Sitnick nodded and remarked that sending Westbrook would at least give the city some input at the forum. She told Westbrook, “It would seem that you have the approval of Council.”
Bele Chere money
For the third year in a row, Asheville’s biggest festival made money — almost $60,000, according to Parks and Recreation Director Irby Brinson.
But City Council member Earl Cobb asked how much it cost the city to provide cleanup, police and other staff support for Bele Chere ’98. “I’d like an accounting of [those] costs,” he requested. “We need to know.”
About $200,000 total, Brinson replied: $22,303 for police, $39,430 for Public Works clean-up crews, $10,000 for on-duty firefighters, $5,781 for accounting staff, $128,858 for Parks and Rec staff, and $750 for Building Safety and electrical inspectors.
“We do make money off the festival,” he insisted, stressing that the overall economic impact on the city is $23 million.
According to a survey of more than 600 people who attended Bele Chere this past summer, the average out-of-town visitor spends more than $200 each day; local attendees spend almost $100, Brinson reported.
Council members Chuck Cloninger and Barbara Field backed up Brinson’s argument that the festival makes money, pointing out that most of the staff time involved is overtime pay. “Those people would be getting paid anyway,” said Field.
There was no further comment on the money-making aspect of Bele Chere. Brinson reported on several improvements to last year’s festival, such as adding the Taste of Asheville food court (which gave local restaurateurs an opportunity to peddle their best alongside the purveyors of more normal festival fare), and increasing the number of events for children and teens.

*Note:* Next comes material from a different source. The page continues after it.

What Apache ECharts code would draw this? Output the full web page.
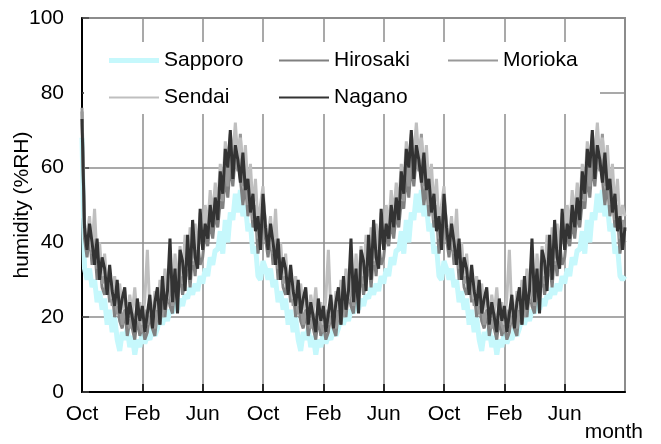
<!DOCTYPE html>
<html>
<head>
<meta charset="utf-8">
<title>humidity</title>
<script src="https://cdn.jsdelivr.net/npm/echarts@6/dist/echarts.min.js"></script>
<style>
  html, body { margin: 0; padding: 0; background: #fff; }
  #chart { width: 661px; height: 444px; }
</style>
</head>
<body>
<div id="chart"></div>
<script>
// samples every 1/6 month, starting at Oct 1, three years
const STEP = 6
const monthTicks = ['Oct', 'Feb', 'Jun', 'Oct', 'Feb', 'Jun', 'Oct', 'Feb', 'Jun']
const cities = ['Sapporo', 'Hirosaki', 'Morioka', 'Sendai', 'Nagano']

const sapporo = [
  68, 33, 30, 33, 28, 30, 24, 27, 22, 25, 18, 22, 16, 20, 14, 11, 16, 14, 17, 12, 15, 10, 14, 12,
  16, 13, 15, 14, 17, 15, 17, 20, 18, 21, 19, 22, 21, 24, 22, 25, 23, 26, 25, 28, 26, 29, 27, 31,
  29, 33, 31, 36, 34, 38, 38, 43, 37, 46, 40, 48, 46, 53, 48, 54, 47, 50, 43, 45, 37, 39, 31, 30,
  35, 33, 30, 33, 28, 30, 24, 27, 22, 25, 18, 22, 16, 20, 14, 11, 16, 14, 17, 12, 15, 10, 14, 12,
  16, 13, 15, 14, 17, 15, 17, 20, 18, 21, 19, 22, 21, 24, 22, 25, 23, 26, 25, 28, 26, 29, 27, 31,
  29, 33, 31, 36, 34, 38, 38, 43, 37, 46, 40, 48, 46, 53, 48, 54, 47, 50, 43, 45, 37, 39, 31, 30,
  35, 33, 30, 33, 28, 30, 24, 27, 22, 25, 18, 22, 16, 20, 14, 11, 16, 14, 17, 12, 15, 10, 14, 12,
  16, 13, 15, 14, 17, 15, 17, 20, 18, 21, 19, 22, 21, 24, 22, 25, 23, 26, 25, 28, 26, 29, 27, 31,
  29, 33, 31, 36, 34, 38, 38, 43, 37, 46, 40, 48, 46, 53, 48, 54, 47, 50, 43, 45, 37, 39, 31, 30,
  31
]
const hirosaki = [
  75, 41, 36, 42, 34, 39, 30, 35, 28, 26, 31, 24, 27, 20, 24, 19, 17, 22, 15, 19, 17, 14, 20, 15,
  18, 14, 16, 21, 17, 15, 22, 18, 24, 20, 27, 23, 21, 29, 25, 32, 26, 30, 35, 28, 37, 31, 40, 34,
  36, 43, 39, 46, 41, 48, 44, 51, 49, 58, 52, 61, 55, 63, 66, 57, 50, 56, 47, 52, 44, 48, 37, 42,
  50, 41, 36, 42, 34, 39, 30, 35, 28, 26, 31, 24, 27, 20, 24, 19, 17, 22, 15, 19, 17, 14, 20, 15,
  18, 14, 16, 21, 17, 15, 22, 18, 24, 20, 27, 23, 21, 29, 25, 32, 26, 30, 35, 28, 37, 31, 40, 34,
  36, 43, 39, 46, 41, 48, 44, 51, 49, 58, 52, 61, 55, 63, 66, 57, 50, 56, 47, 52, 44, 48, 37, 42,
  50, 41, 36, 42, 34, 39, 30, 35, 28, 26, 31, 24, 27, 20, 24, 19, 17, 22, 15, 19, 17, 14, 20, 15,
  18, 14, 16, 21, 17, 15, 22, 18, 24, 20, 27, 23, 21, 29, 25, 32, 26, 30, 35, 28, 37, 31, 40, 34,
  36, 43, 39, 46, 41, 48, 44, 51, 49, 58, 52, 61, 55, 63, 66, 57, 50, 56, 47, 52, 44, 48, 37, 42,
  40
]
const morioka = [
  76, 45, 39, 43, 37, 41, 33, 36, 29, 31, 26, 30, 23, 26, 21, 25, 18, 22, 20, 17, 23, 16, 21, 18,
  16, 22, 18, 20, 23, 17, 21, 25, 20, 28, 24, 30, 23, 32, 27, 35, 29, 34, 31, 39, 34, 41, 36, 44,
  39, 46, 42, 47, 44, 53, 47, 55, 51, 63, 55, 66, 58, 63, 59, 69, 55, 61, 50, 56, 46, 50, 41, 46,
  52, 45, 39, 43, 37, 41, 33, 36, 29, 31, 26, 30, 23, 26, 21, 25, 18, 22, 20, 17, 23, 16, 21, 18,
  16, 22, 18, 20, 23, 17, 21, 25, 20, 28, 24, 30, 23, 32, 27, 35, 29, 34, 31, 39, 34, 41, 36, 44,
  39, 46, 42, 47, 44, 53, 47, 55, 51, 63, 55, 66, 58, 63, 59, 69, 55, 61, 50, 56, 46, 50, 41, 46,
  52, 45, 39, 43, 37, 41, 33, 36, 29, 31, 26, 30, 23, 26, 21, 25, 18, 22, 20, 17, 23, 16, 21, 18,
  16, 22, 18, 20, 23, 17, 21, 25, 20, 28, 24, 30, 23, 32, 27, 35, 29, 34, 31, 39, 34, 41, 36, 44,
  39, 46, 42, 47, 44, 53, 47, 55, 51, 63, 55, 66, 58, 63, 59, 69, 55, 61, 50, 56, 46, 50, 41, 46,
  43
]
const sendai = [
  72, 44, 42, 47, 38, 49, 35, 40, 31, 37, 28, 33, 25, 31, 23, 29, 22, 27, 20, 26, 21, 28, 19, 24,
  18, 25, 38, 21, 20, 27, 22, 30, 24, 33, 25, 35, 27, 37, 29, 39, 31, 42, 33, 44, 35, 45, 38, 48,
  41, 50, 44, 54, 47, 56, 50, 61, 55, 67, 60, 69, 63, 72, 62, 68, 59, 66, 54, 61, 49, 57, 45, 50,
  55, 44, 42, 47, 38, 49, 35, 40, 31, 37, 28, 33, 25, 31, 23, 29, 22, 27, 20, 26, 21, 28, 19, 24,
  18, 25, 38, 21, 20, 27, 22, 30, 24, 33, 25, 35, 27, 37, 29, 39, 31, 42, 33, 44, 35, 45, 38, 48,
  41, 50, 44, 54, 47, 56, 50, 61, 55, 67, 60, 69, 63, 72, 62, 68, 59, 66, 54, 61, 49, 57, 45, 50,
  55, 44, 42, 47, 38, 49, 35, 40, 31, 37, 28, 33, 25, 31, 23, 29, 22, 27, 20, 26, 21, 28, 19, 24,
  18, 25, 38, 21, 20, 27, 22, 30, 24, 33, 25, 35, 27, 37, 29, 39, 31, 42, 33, 44, 35, 45, 38, 48,
  41, 50, 44, 54, 47, 56, 50, 61, 55, 67, 60, 69, 63, 72, 62, 68, 59, 66, 54, 61, 49, 57, 45, 50,
  47
]
const nagano = [
  73, 44, 38, 45, 40, 34, 41, 30, 36, 33, 26, 34, 27, 23, 30, 21, 25, 28, 18, 24, 20, 16, 25, 19,
  23, 16, 21, 26, 17, 24, 28, 18, 31, 22, 27, 41, 24, 33, 21, 38, 35, 27, 42, 30, 46, 36, 33, 49,
  38, 45, 41, 50, 44, 52, 46, 59, 53, 65, 60, 70, 57, 66, 62, 56, 64, 54, 57, 48, 53, 43, 47, 38,
  53, 44, 38, 45, 40, 34, 41, 30, 36, 33, 26, 34, 27, 23, 30, 21, 25, 28, 18, 24, 20, 16, 25, 19,
  23, 16, 21, 26, 17, 24, 28, 18, 31, 22, 27, 41, 24, 33, 21, 38, 35, 27, 42, 30, 46, 36, 33, 49,
  38, 45, 41, 50, 44, 52, 46, 59, 53, 65, 60, 70, 57, 66, 62, 56, 64, 54, 57, 48, 53, 43, 47, 38,
  53, 44, 38, 45, 40, 34, 41, 30, 36, 33, 26, 34, 27, 23, 30, 21, 25, 28, 18, 24, 20, 16, 25, 19,
  23, 16, 21, 26, 17, 24, 28, 18, 31, 22, 27, 41, 24, 33, 21, 38, 35, 27, 42, 30, 46, 36, 33, 49,
  38, 45, 41, 50, 44, 52, 46, 59, 53, 65, 60, 70, 57, 66, 62, 56, 64, 54, 57, 48, 53, 43, 47, 38,
  44
]

const values = [sapporo, hirosaki, morioka, sendai, nagano]
const colors = ['#c6f8fc', '#808080', '#999999', '#bfbfbf', '#333333']
const widths = [5, 3, 3, 3, 3]

const font = "'Liberation Sans', Arial, sans-serif"

const chart = echarts.init(document.getElementById('chart'))

// one legend block per entry so the columns line up like the original
const legendSpots = [
  { name: 'Sapporo', left: 109, row: 0 },
  { name: 'Hirosaki', left: 279, row: 0 },
  { name: 'Morioka', left: 448, row: 0 },
  { name: 'Sendai', left: 109, row: 1 },
  { name: 'Nagano', left: 279, row: 1 }
]
const legends = legendSpots.map(function (s) {
  const i = cities.indexOf(s.name)
  return {
    top: 50 + s.row * 37,
    left: s.left,
    padding: 0,
    icon: 'rect',
    itemWidth: 50,
    itemHeight: i === 0 ? 5 : 2,
    selectedMode: false,
    data: [{ name: s.name, itemStyle: { color: colors[i] } }],
    textStyle: { color: '#000', fontSize: 21, fontFamily: font, lineHeight: 21 }
  }
})

const option = {
  animation: false,
  backgroundColor: '#fff',
  grid: {
    left: 82,
    right: 36,
    top: 18,
    bottom: 52,
    containLabel: false,
    outerBoundsMode: 'none',
    show: true,
    borderColor: '#8c8c8c',
    borderWidth: 2
  },
  graphic: [
    {
      type: 'rect',
      z: 1,
      shape: { x: 84, y: 42, width: 516, height: 72 },
      style: { fill: '#fff' }
    }
  ],
  legend: legends,
  xAxis: {
    type: 'value',
    min: 0,
    max: 36,
    interval: 4,
    name: 'month',
    nameLocation: 'end',
    nameGap: 18,
    nameMoveOverlap: false,
    nameTextStyle: {
      color: '#000',
      fontSize: 21,
      fontFamily: font,
      align: 'right',
      verticalAlign: 'top',
      padding: [30, 0, 0, 0]
    },
    axisLine: { onZero: false, lineStyle: { color: '#000', width: 2 } },
    axisTick: { inside: true, length: 8, lineStyle: { color: '#000', width: 1.5 } },
    splitLine: { show: true, lineStyle: { color: '#8c8c8c', width: 1.5 } },
    axisLabel: {
      color: '#000',
      fontSize: 21,
      fontFamily: font,
      margin: 12,
      showMaxLabel: false,
      formatter: function (v) {
        return monthTicks[v / 4] || ''
      }
    }
  },
  yAxis: {
    type: 'value',
    min: 0,
    max: 100,
    interval: 20,
    name: 'humidity (%RH)',
    nameLocation: 'middle',
    nameGap: 49,
    nameMoveOverlap: false,
    nameTextStyle: { color: '#000', fontSize: 21, fontFamily: font },
    axisLine: { show: true, onZero: false, lineStyle: { color: '#000', width: 2 } },
    axisTick: { show: true, inside: true, length: 7, lineStyle: { color: '#444', width: 1.5 } },
    splitLine: { show: true, lineStyle: { color: '#8c8c8c', width: 1.5 } },
    axisLabel: { color: '#000', fontSize: 21, fontFamily: font, margin: 18 }
  },
  series: cities.map(function (name, i) {
    return {
      name: name,
      type: 'line',
      symbol: 'none',
      z: 2 + i,
      lineStyle: { color: colors[i], width: widths[i] },
      itemStyle: { color: colors[i] },
      data: values[i].map(function (v, k) {
        return [k / STEP, v]
      })
    }
  })
}

chart.setOption(option)
</script>
</body>
</html>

But another touchy topic lies in store for Brinson and Council members: What to do about alcohol sales at future festivals. In the past few years, Council member Tommy Sellers and Mayor Leni Sitnick have advocated the decrease and eventual elimination of city-administered alcohol booths at the festival. Doing away with all street-side alcohol sales is a possibility the Bele Chere Board and city staff are considering, Brinson mentioned. But, he added, 76 percent of the survey respondents this year supported alcohol sales.
Council members will take up that brewing issue at a later time, probably early next year. They took no action on Brinson’s update.